Reconstruction of the spectral function ${\rho }_{\mathrm{A}}$ of the axial charge at finite temperature and vanishing spatial momentum. The notation ${\rho }_{\mathrm{A}}={\rho }_T^A(\omega ,m(\omega ))$ emphasizes the default-model dependence. Left: The three input default models used for the reconstruction of the thermal spectral function. Middle: The MEM reconstruction of the spectral function on the $6/g_0^2=5.20$ ensemble of the C1 scan for all three default models. The quoted error bands represent the spread of spectral functions obtained in a jackknife analysis.

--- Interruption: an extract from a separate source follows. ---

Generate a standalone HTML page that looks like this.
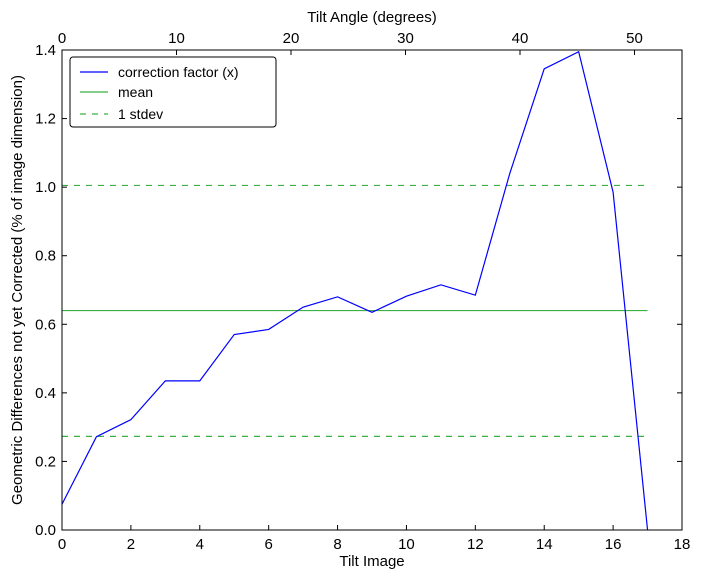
<!DOCTYPE html>
<html><head><meta charset="utf-8"><style>
body{margin:0;background:#fff;}
svg text{font-family:"Liberation Sans","DejaVu Sans",sans-serif;fill:#000;}
</style></head><body>
<svg id="chart" width="701" height="579" xmlns="http://www.w3.org/2000/svg"></svg>
<script>
const tiltImages=[0,1,2,3,4,5,6,7,8,9,10,11,12,13,14,15,16,17];
const correction=[0.075,0.272,0.322,0.435,0.435,0.57,0.585,0.65,0.68,0.635,0.682,0.715,0.685,1.04,1.345,1.395,0.985,0.0];
const meanValue=[0.64];
const stdevValues=[1.005,0.273];
const xTicks=[0,2,4,6,8,10,12,14,16,18];
const yTicks=[0.0,0.2,0.4,0.6,0.8,1.0,1.2,1.4];
const topTicks=[0,10,20,30,40,50];
const L=62,R=682,T=50,B=530;
const xMax=18,yMax=1.4,topMax=54.15;
const xs=v=>L+v/xMax*(R-L);
const ys=v=>B-v/yMax*(B-T);
const xt=v=>L+v/topMax*(R-L);
const svg=document.getElementById('chart');
const NS='http://www.w3.org/2000/svg';
function mk(tag,attrs,name,parent){const e=document.createElementNS(NS,tag);for(const k in attrs)e.setAttribute(k,attrs[k]);


(parent||svg).appendChild(e);return e;}
function txt(x,y,s,anchor,name,size,rot){const e=mk('text',{x:x,y:y,'text-anchor':anchor,'font-size':size||15},name);if(rot)e.setAttribute('transform',rot);e.textContent=s;return e;}
// lines
const sx0=xs(0),sx1=xs(17);
mk('line',{x1:sx0,x2:sx1,y1:ys(meanValue[0]),y2:ys(meanValue[0]),stroke:'#3cb043','stroke-width':1.2},'mean-line');
stdevValues.forEach((v,i)=>mk('line',{x1:sx0,x2:sx1,y1:ys(v),y2:ys(v),stroke:'#3cb043','stroke-width':1.2,'stroke-dasharray':'6,6'},'stdev-line-'+i));
mk('polyline',{points:tiltImages.map((t,i)=>xs(t)+','+ys(correction[i])).join(' '),fill:'none',stroke:'#0000ff','stroke-width':1.2},'correction-factor-line');
// frame
mk('rect',{x:L,y:T,width:R-L,height:B-T,fill:'none',stroke:'#000','stroke-width':1},'plot-frame');
xTicks.forEach(v=>{const x=xs(v);mk('line',{x1:x,x2:x,y1:B,y2:B-5,stroke:'#000'},'x-tick');txt(x,B+19,String(v),'middle','x-tick-label');});
topTicks.forEach(v=>{const x=xt(v);mk('line',{x1:x,x2:x,y1:T,y2:T+5,stroke:'#000'},'top-tick');txt(x,T-7,String(v),'middle','top-tick-label');});
yTicks.forEach(v=>{const y=ys(v);mk('line',{x1:L,x2:L+5,y1:y,y2:y,stroke:'#000'},'y-tick');mk('line',{x1:R,x2:R-5,y1:y,y2:y,stroke:'#000'},'y-tick-right');txt(L-6,y+5,v.toFixed(1),'end','y-tick-label');});
txt((L+R)/2,566,'Tilt Image','middle','x-axis-title');
txt((L+R)/2,22,'Tilt Angle (degrees)','middle','top-axis-title');
txt(22,290,'Geometric Differences not yet Corrected (% of image dimension)','middle','y-axis-title',15,'rotate(-90 22 290)');
// legend
const g=mk('g',{},'legend');
mk('rect',{x:70,y:57,width:206,height:70,rx:3,fill:'#fff',stroke:'#000'},'legend-box',g);
mk('line',{x1:80,x2:108,y1:72,y2:72,stroke:'#0000ff','stroke-width':1.2},'legend-swatch-correction',g);
mk('line',{x1:80,x2:108,y1:92,y2:92,stroke:'#3cb043','stroke-width':1.2},'legend-swatch-mean',g);
mk('line',{x1:80,x2:108,y1:114,y2:114,stroke:'#3cb043','stroke-width':1.2,'stroke-dasharray':'6,6'},'legend-swatch-stdev',g);
txt(118,77,'correction factor (x)','start','legend-label-correction',14);
txt(118,97,'mean','start','legend-label-mean',14);
txt(118,119,'1 stdev','start','legend-label-stdev',14);
</script>
</body></html>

Right: The corresponding MEM results for the $6/g_0^2=5.30$ ensemble of the C1 scan.

Figure 11

Left: The area $\mathcal{A}(\mathrm{\Lambda },m(\omega ))$ for different values of the cut-parameter $\mathrm{\Lambda }$ on the $6/g_0^2=5.20$ ensemble of the C1 scan obtained from a MEM reconstruction using all three default models $m(\omega )$. We observe a clear plateau and therefore separation region. Right: The area $\mathcal{A}(\mathrm{\Lambda },m(\omega ))$ for all available lattice ensembles in units of $T^2$, compared to the results of Sec. 3 for $f_{\pi }^2/(T^2{u}_f^2)$, which make use of static quantities.

Figure 12

The autocorrelation function $\mathrm{\Gamma }(t)$ of the observable $G_{\mathrm{A}}(\beta /2)$ for six ensembles of the temperature scan C1 as a function of the configuration number. Consecutive configurations are separated by 10 units of molecular dynamics time. The uncertainty on $\mathrm{\Gamma }(t)$ was estimated using the method described in Appendix E of Ref. [56].

Figure 13

Effect on the estimated uncertainty of the observable $G_{\mathrm{A}}(\beta /2)$ of binning the data before applying the jackknife method.